After another hour or so the sun rose and I stopped asking Topjen for somewhere out of the howling wind for me to go to the loo. I stopped because I could finally see that I was on one side of a ridge and there were no rocks for miles – just banks of snow! By now I had caught some of the other members of the Himalayan Guides group and decided to follow in their wake and try to forget about the horrible night which had just past and climb the rocks up to the South Summit, which was pretty good fun really! I also past Kenton coming down who looked really ill and who confirmed that he had also had some food poisoning and was getting down ASAP having made it a second summit in a week.

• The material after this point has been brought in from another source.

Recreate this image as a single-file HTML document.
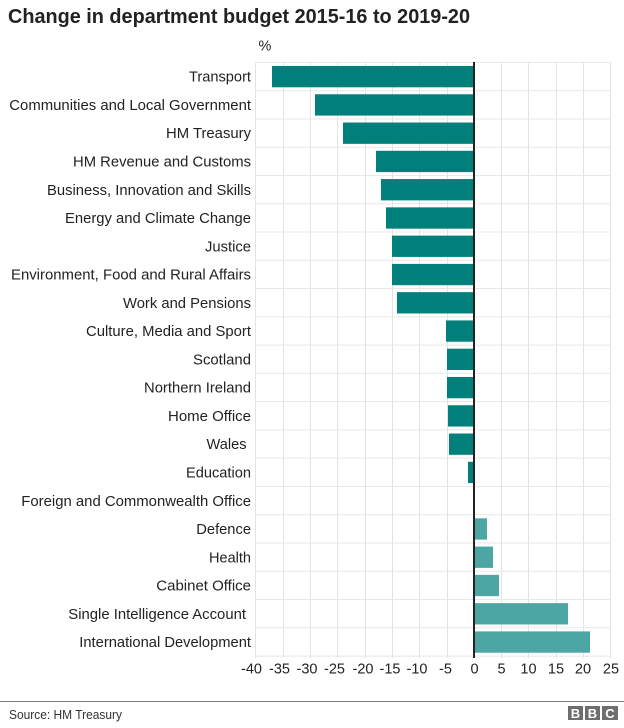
<!DOCTYPE html>
<html>
<head>
<meta charset="utf-8">
<style>
  html, body { margin:0; padding:0; background:#fff; }
  svg { display:block; }
  text { font-family: "Liberation Sans", Arial, sans-serif; }
</style>
</head>
<body>
<svg width="624" height="728" viewBox="0 0 624 728" xmlns="http://www.w3.org/2000/svg">
  <rect x="0" y="0" width="624" height="728" fill="#fff"/>
  <!-- Title -->
  <text x="8" y="23" font-size="20" font-weight="bold" fill="#222" textLength="462" lengthAdjust="spacingAndGlyphs">Change in department budget 2015-16 to 2019-20</text>
  <text x="258.5" y="50.5" font-size="14.5" fill="#222">%</text>

  <!-- vertical gridlines -->
  <g stroke="#e3e3e3" stroke-width="1">
    <line x1="255.5" y1="62" x2="255.5" y2="658"/>
    <line x1="283.5" y1="62" x2="283.5" y2="658"/>
    <line x1="310.5" y1="62" x2="310.5" y2="658"/>
    <line x1="337.5" y1="62" x2="337.5" y2="658"/>
    <line x1="365.5" y1="62" x2="365.5" y2="658"/>
    <line x1="392.5" y1="62" x2="392.5" y2="658"/>
    <line x1="419.5" y1="62" x2="419.5" y2="658"/>
    <line x1="447.5" y1="62" x2="447.5" y2="658"/>
    <line x1="501.5" y1="62" x2="501.5" y2="658"/>
    <line x1="528.5" y1="62" x2="528.5" y2="658"/>
    <line x1="556.5" y1="62" x2="556.5" y2="658"/>
    <line x1="583.5" y1="62" x2="583.5" y2="658"/>
    <line x1="610.5" y1="62" x2="610.5" y2="658"/>
  </g>
  <!-- horizontal row lines -->
  <g stroke="#e8e8e8" stroke-width="1">
    <line x1="255" y1="62.4" x2="611" y2="62.4"/>
    <line x1="255" y1="90.67" x2="611" y2="90.67"/>
    <line x1="255" y1="118.94" x2="611" y2="118.94"/>
    <line x1="255" y1="147.21" x2="611" y2="147.21"/>
    <line x1="255" y1="175.48" x2="611" y2="175.48"/>
    <line x1="255" y1="203.75" x2="611" y2="203.75"/>
    <line x1="255" y1="232.02" x2="611" y2="232.02"/>
    <line x1="255" y1="260.29" x2="611" y2="260.29"/>
    <line x1="255" y1="288.56" x2="611" y2="288.56"/>
    <line x1="255" y1="316.83" x2="611" y2="316.83"/>
    <line x1="255" y1="345.1" x2="611" y2="345.1"/>
    <line x1="255" y1="373.37" x2="611" y2="373.37"/>
    <line x1="255" y1="401.64" x2="611" y2="401.64"/>
    <line x1="255" y1="429.91" x2="611" y2="429.91"/>
    <line x1="255" y1="458.18" x2="611" y2="458.18"/>
    <line x1="255" y1="486.45" x2="611" y2="486.45"/>
    <line x1="255" y1="514.72" x2="611" y2="514.72"/>
    <line x1="255" y1="542.99" x2="611" y2="542.99"/>
    <line x1="255" y1="571.26" x2="611" y2="571.26"/>
    <line x1="255" y1="599.53" x2="611" y2="599.53"/>
    <line x1="255" y1="627.8" x2="611" y2="627.8"/>
    <line x1="255" y1="656.07" x2="611" y2="656.07"/>
  </g>

  <!-- bars negative -->
  <g fill="#007f7b">
    <rect x="272" y="66" width="201" height="21.3"/>
    <rect x="315" y="94.27" width="158" height="21.3"/>
    <rect x="343" y="122.54" width="130" height="21.3"/>
    <rect x="376" y="150.81" width="97" height="21.3"/>
    <rect x="381" y="179.08" width="92" height="21.3"/>
    <rect x="386" y="207.35" width="87" height="21.3"/>
    <rect x="392" y="235.62" width="81" height="21.3"/>
    <rect x="392" y="263.89" width="81" height="21.3"/>
    <rect x="397" y="292.16" width="76" height="21.3"/>
    <rect x="446" y="320.43" width="27" height="21.3"/>
    <rect x="447" y="348.7" width="26" height="21.3"/>
    <rect x="447" y="376.97" width="26" height="21.3"/>
    <rect x="448" y="405.24" width="25" height="21.3"/>
    <rect x="449" y="433.51" width="24" height="21.3"/>
    <rect x="468" y="461.78" width="5" height="21.3"/>
  </g>
  <!-- bars positive -->
  <g fill="#4ca6a4">
    <rect x="475" y="518.32" width="12" height="21.3"/>
    <rect x="475" y="546.59" width="18" height="21.3"/>
    <rect x="475" y="574.86" width="24" height="21.3"/>
    <rect x="475" y="603.13" width="93" height="21.3"/>
    <rect x="475" y="631.4" width="115" height="21.3"/>
  </g>

  <!-- zero line -->
  <rect x="473" y="62" width="2" height="596" fill="#222"/>

  <!-- category labels -->
  <g font-size="14.8" fill="#222" text-anchor="end">
    <text x="251" y="81.7" textLength="62" lengthAdjust="spacingAndGlyphs">Transport</text>
    <text x="251" y="109.97" textLength="241.7" lengthAdjust="spacingAndGlyphs">Communities and Local Government</text>
    <text x="251" y="138.24" textLength="85" lengthAdjust="spacingAndGlyphs">HM Treasury</text>
    <text x="251" y="166.51" textLength="178" lengthAdjust="spacingAndGlyphs">HM Revenue and Customs</text>
    <text x="251" y="194.78" textLength="204" lengthAdjust="spacingAndGlyphs">Business, Innovation and Skills</text>
    <text x="251" y="223.05" textLength="186" lengthAdjust="spacingAndGlyphs">Energy and Climate Change</text>
    <text x="251" y="251.32" textLength="46" lengthAdjust="spacingAndGlyphs">Justice</text>
    <text x="251" y="279.59" textLength="240" lengthAdjust="spacingAndGlyphs">Environment, Food and Rural Affairs</text>
    <text x="251" y="307.86" textLength="128" lengthAdjust="spacingAndGlyphs">Work and Pensions</text>
    <text x="251" y="336.13" textLength="165" lengthAdjust="spacingAndGlyphs">Culture, Media and Sport</text>
    <text x="251" y="364.4" textLength="58" lengthAdjust="spacingAndGlyphs">Scotland</text>
    <text x="251" y="392.67" textLength="107" lengthAdjust="spacingAndGlyphs">Northern Ireland</text>
    <text x="251" y="420.94" textLength="83" lengthAdjust="spacingAndGlyphs">Home Office</text>
    <text x="246.5" y="449.21" textLength="40" lengthAdjust="spacingAndGlyphs">Wales</text>
    <text x="251" y="477.48" textLength="65" lengthAdjust="spacingAndGlyphs">Education</text>
    <text x="251" y="505.75" textLength="229.7" lengthAdjust="spacingAndGlyphs">Foreign and Commonwealth Office</text>
    <text x="251" y="534.02" textLength="54.7" lengthAdjust="spacingAndGlyphs">Defence</text>
    <text x="251" y="562.29" textLength="42" lengthAdjust="spacingAndGlyphs">Health</text>
    <text x="251" y="590.56" textLength="94.7" lengthAdjust="spacingAndGlyphs">Cabinet Office</text>
    <text x="246" y="618.83" textLength="177.7" lengthAdjust="spacingAndGlyphs">Single Intelligence Account</text>
    <text x="251" y="647.1" textLength="171.7" lengthAdjust="spacingAndGlyphs">International Development</text>
  </g>

  <!-- x tick labels -->
  <g font-size="14.5" fill="#222" text-anchor="middle">
    <text x="251.5" y="673.5">-40</text>
    <text x="279.5" y="673.5">-35</text>
    <text x="307" y="673.5">-30</text>
    <text x="334.5" y="673.5">-25</text>
    <text x="363" y="673.5">-20</text>
    <text x="390" y="673.5">-15</text>
    <text x="417" y="673.5">-10</text>
    <text x="445.5" y="673.5">-5</text>
    <text x="474.5" y="673.5">0</text>
    <text x="501.5" y="673.5">5</text>
    <text x="528.5" y="673.5">10</text>
    <text x="556" y="673.5">15</text>
    <text x="583" y="673.5">20</text>
    <text x="611" y="673.5">25</text>
  </g>

  <!-- footer -->
  <rect x="0" y="701" width="624" height="1" fill="#7a7a7a"/>
  <text x="9" y="719" font-size="12.5" fill="#333" textLength="113" lengthAdjust="spacingAndGlyphs">Source: HM Treasury</text>
  <g>
    <rect x="568" y="706" width="15" height="14" fill="#6e6e6e"/>
    <rect x="585" y="706" width="15" height="14" fill="#6e6e6e"/>
    <rect x="602" y="706" width="16" height="14" fill="#6e6e6e"/>
    <g font-size="13" font-weight="bold" fill="#fff" text-anchor="middle">
      <text x="575.5" y="718">B</text>
      <text x="592.5" y="718">B</text>
      <text x="610" y="718">C</text>
    </g>
  </g>
</svg>
</body>
</html>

After another hour (it feels like minutes) I was at the South Summit and knew I was going to make it! In front of me was the Hilary Step and above it the summit ridge which all looked just snowy and benign. That was really worrying as you knew that if the wind got any stronger things would turn deadly in an instant. After all Rob Hall had died just next to where I was standing in the 1996 storm.
Having grunted up the Hilary Step and climbing onto the summit ridge I slowly made my way up the last 100 vertical metres to the top of the world, passing Tori, Rob and Anna on their way back down about 500m from the summit. That last stretch was horrible. It took 45mins with every step a massive massive effort and all I could think about was whether the wind was getting stronger and could I get back down again if I needed to in a hurry. Fortunately my hands and feet stayed warm in my down mitts and big boots so that was a plus.
When I got to the top at about 9:15am I climbed right to the summit covered in prayer flags and found to my total surprise a gold Buddha in Perspex! Well I hugged it and turned round with it at my back to sit and admire the view. Which got better and better the less hypoxic I became! After 5 mins I got back to the business of getting out of there as the wind continued to howl. I couldn’t use my digital camera because of the cold freezing my hands if I took them out of my mitts so I resorted to my Boots disposable and Topjen got some shots before it too froze and stopped working. That is why I have no summit photos, hopefully they’ll come out ok when we get back to London.
After trying to film Mike Davy as he proposed to his girlfriend of 20 years, I decided caution was the better side of valour and headed down after less than 15 mins on the top of the world. I wasn’t upset to be leaving I can tell you. I was fine all the way down to just above the South Summit where there is a small rise. I climbed it a bit quick and was totally out of breath and feeling very hypoxic (I get very agitated and light headed it seems). That made me very scared as it brought home the horrible recollection that you are still at 8,750m and help is a long long way off. Not the place to loose it and I didn’t. I made the journey down in 2.5 hours stopping only at the balcony while Topjen collected empty oxygen bottles. What a legend, he too had been up twice in a season!
I caught up Tori at the South Col and was greeted by a bug hug from Chris from the Extreme Everest Team and Tori’s sherpa Thundu who had made hot grape tang (like hot Ribbena). I was very glad when I didn’t vomit it back up and headed for our tent as fast as I could. The wind on the South Col was still blowing so fast that the spindrift was being blown in lines on the floor and the tents were close to being shredded.
Two litres of fluid later and I was unconscious in my tent and having panic attacks whenever I removed my oxygen for too long. It was a long night until we went down and I spent most of it in total disbelief about what I had just been through and achieved. I had to keep pinching my self to prove that I was indeed alive and that I had done it. I had been to the top of the world and come back in one piece to tell the tale. All I now had to do was spend two days getting to base camp and safety!